When I woke up the next morning, what remained was a big, misshapen blotch of faded rug. For days I applied more and more OxyClean, convinced all it needed was a little more elbow grease and some patience. When we left for the East coast for Christmas and the stain remained, I told myself we'd hire a carpet cleaner in the new year.
It dawned on me last night that the "stain" is actually lighter in color than our white carpet. Essentially, I have bleached it. What remains is noticeably whiter, with a ring of brown around the edge from the beer. There is no more stain to remove -- I have gone one better and removed the carpet's color. There is no way to fix this, save recarpeting the entire apartment. (Because all the rooms have to match. Duh.)
As soon as I realized what I had done, I got angry.

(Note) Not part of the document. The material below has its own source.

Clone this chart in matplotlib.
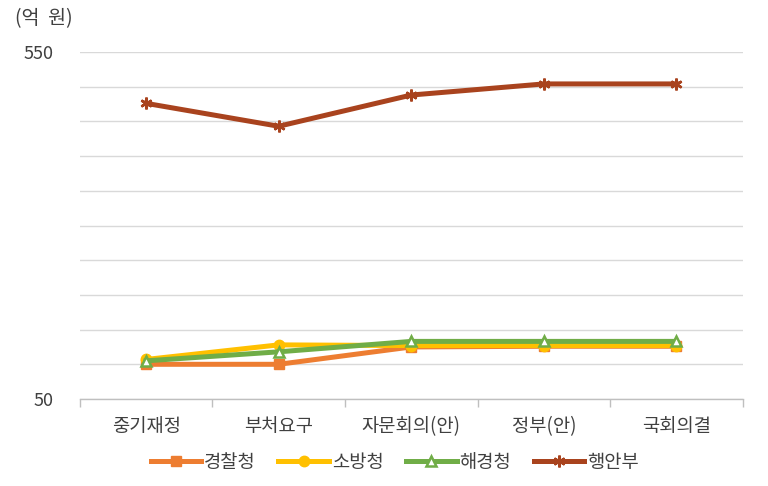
import matplotlib
matplotlib.use("Agg")
import matplotlib.pyplot as plt
from matplotlib.ticker import FixedLocator, MultipleLocator

plt.rcParams['font.family'] = ['Noto Sans CJK KR', 'DejaVu Sans']

categories = ['중기재정', '부처요구', '자문회의(안)', '정부(안)', '국회의결']
police = [100, 100, 125, 126, 126]
fire = [107, 128, 127, 127, 127]
coast = [105, 118, 133, 133, 133]
mois = [476, 443, 488, 504, 504]
series_names = ['경찰청', '소방청', '해경청', '행안부']
ytick_vals = [50, 550]

fig = plt.figure(figsize=(7.68, 4.86), dpi=100)
ax = fig.add_axes([0.104, 0.179, 0.863, 0.714])

x = list(range(len(categories)))
ax.plot(x, police, color='#ED7D31', lw=3.6, marker='s', ms=7.5, label=series_names[0], zorder=3)
ax.plot(x, fire, color='#FFC000', lw=3.6, marker='o', ms=7.5, label=series_names[1], zorder=4)
ax.plot(x, coast, color='#70AD47', lw=3.6, marker='^', ms=7.5, mfc='white', mec='#70AD47', mew=1.8,
        label=series_names[2], zorder=5)
ax.plot(x, mois, color='#A9431E', lw=3.6, marker=(6, 2, 0), ms=8.5, mew=1.8, mec='#A9431E',
        label=series_names[3], zorder=6)

ax.set_xlim(-0.5, len(categories) - 0.5)
ax.set_ylim(50, 550)
ax.yaxis.set_major_locator(FixedLocator(ytick_vals))
ax.yaxis.set_minor_locator(MultipleLocator(50))
ax.grid(axis='y', which='both', color='#D9D9D9', lw=1)
ax.set_axisbelow(True)

ax.set_xticks(x)
ax.set_xticklabels(categories, fontsize=13.5, color='#404040')
ax.set_xticks([i + 0.5 for i in range(-1, len(categories))], minor=True)
ax.tick_params(axis='x', which='major', length=0, pad=12)
ax.tick_params(axis='x', which='minor', length=6, color='#BFBFBF', width=1)
ax.tick_params(axis='y', which='both', length=0, labelsize=13, labelcolor='#404040', pad=19)

for s in ['top', 'right', 'left']:
    ax.spines[s].set_visible(False)
ax.spines['bottom'].set_color('#BFBFBF')
ax.spines['bottom'].set_linewidth(1)

fig.text(0.02, 0.962, '(억  원)', fontsize=14, color='#404040', va='center')

leg = ax.legend(loc='center', bbox_to_anchor=(0.475, -0.183), ncol=4, frameon=False,
                fontsize=13.5, handlelength=2.7, handletextpad=0.15, columnspacing=1.2)
for t in leg.get_texts():
    t.set_color('#404040')

fig.savefig('out.png', dpi=100, facecolor='white')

I stomped and stormed about the apartment, barking at Jeff for not reading the Christmas cards yet, furiously folding clothes and tossing them into the armoire. How could I ever straighten my life out if this big huge horrid stain was forever smack dab in the middle of our living room, reminding me just how imperfect everything is?
Ah.
Aha.
And with that realization, something shifted. Maybe I need this stain, this thing I can see and touch every day, to help me remember that life, my life, is not perfect, no matter how hard I try to make it look that way. I marched myself back into the living room and tried to look at the stain with fondness. Then I did it again, and again, until I actually started feeling sort of affectionate about the stain. And then, out of nowhere, I decided to keep it. I might even name it. (I'm also madly hatching plans to get rid of it: We'll get an area rug! Let's see if there's hardwood underneath there and redo the floors!). But mostly, I'm trying to appreciate this sign from the universe. However ugly it may be, it is a reminder that there is no sense trying to look perfect when you are anything but.